Not priority to devolve probation says UK minister

Mark Palmer
Assistant Editor, BBC Wales News
David Deans
Political reporter, BBC Wales News
Getty Images A sign with the logo of the National Probation Service written on it, attached to a red brick wall.Getty Images

A UK government minister has been accused of pouring "cold water" on the prospect of the Welsh government taking control over probation and youth justice.

The Labour-led Cardiff administration has been pushing for further devolution on criminal justice - calls that Westminster colleagues have promised to consider.

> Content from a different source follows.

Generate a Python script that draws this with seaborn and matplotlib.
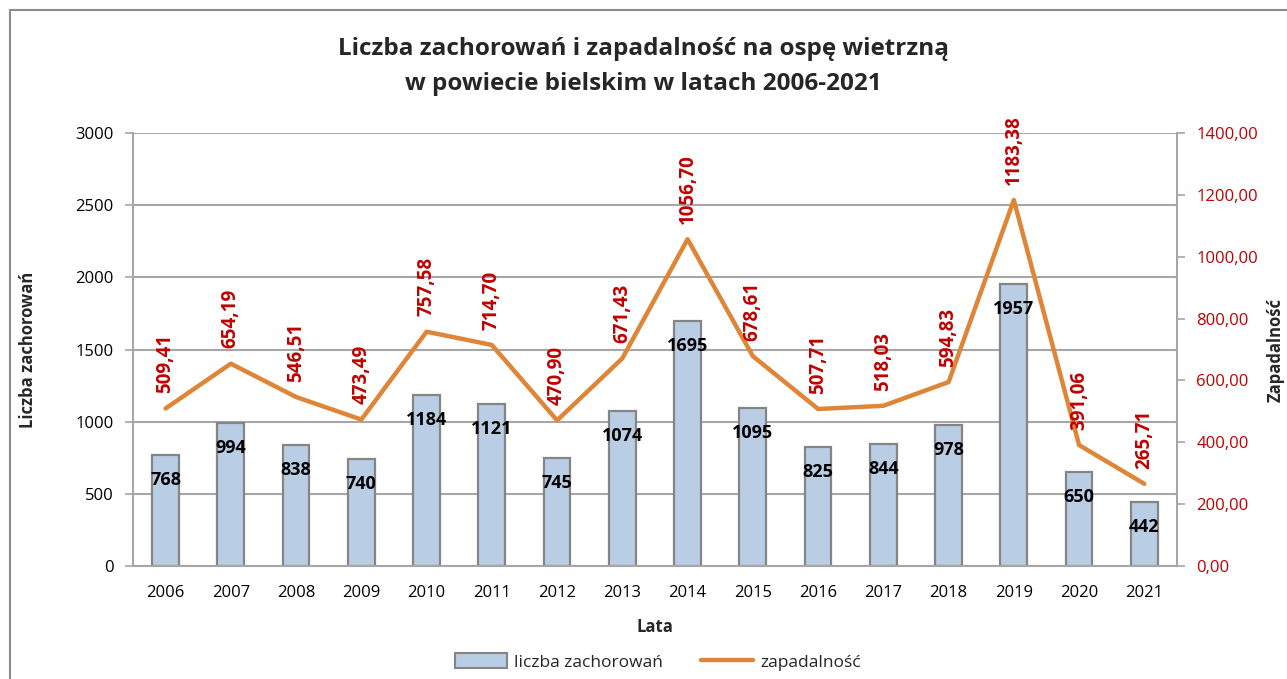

But Prisons Minister Lord Timpson has told a committee in the Welsh Parliament it is not "a priority" while the criminal justice system is "in crisis".

Labour MS Jenny Rathbone said the comments were very disappointing.

Lord Timpson says the criminal justice system faced "huge pressures" and there needed to be "stability" before "further changes" were considered.

Under the system of devolution established in 1999, the Senedd and Welsh government have never had control over criminal law.

Various reports, including one from the former Labour Prime Minister Gordon Brown, have called for more devolution on criminal justice including youth justice and the probation service.

Last summer's Welsh Labour manifesto said the party would "explore" the devolution of probation "to enable them to be more locally responsive".

It was planned as part of a strategic review into probation and added it would "consider" the devolution of youth justice.

Speaking to the Senedd's equality and social justice committee, the Prisons' Minister Lord Timpson told MSs that "we need to be in a much more stable position before we can think about further changes".

Mick Antoniw, the former chief legal adviser to the Welsh Government, says there are "volumes of evidence" that devolution of probation "needs to happen and quickly".

The Labour former counsel general told the committee that there was "no logical response to that other than we've had a decade of delay on actually looking at the enormous accumulation of evidence".

Questioning Lord Timpson, he said: "What you seem to be suggesting is that we are going to go through that process of just continually looking at the evidence without ever really coming to a proper conclusion."

Former Plaid Cymru leader Adam Price added: "Are you ruling out for the foreseeable future the full devolution of executive and legislative powers?".

Lord Timpson said he wanted to "stabilise" a "bruised" service but added: "I'm not ruling anything out, I'm not ruling anything in.

"What I'm focused on is trying to sort out the crisis in our justice system."

After the meeting committee chair, Labour MS for Cardiff Central, Jenny Rathbone said the committee was "very disappointed".

"The Welsh government has already started the groundwork to prepare because it believed there was a realistic prospect that these aspects could be devolved soon," she said.

"This is in stark contrast to Lord Timpson's evidence before the Committee today which seemed to pour cold water on the prospect."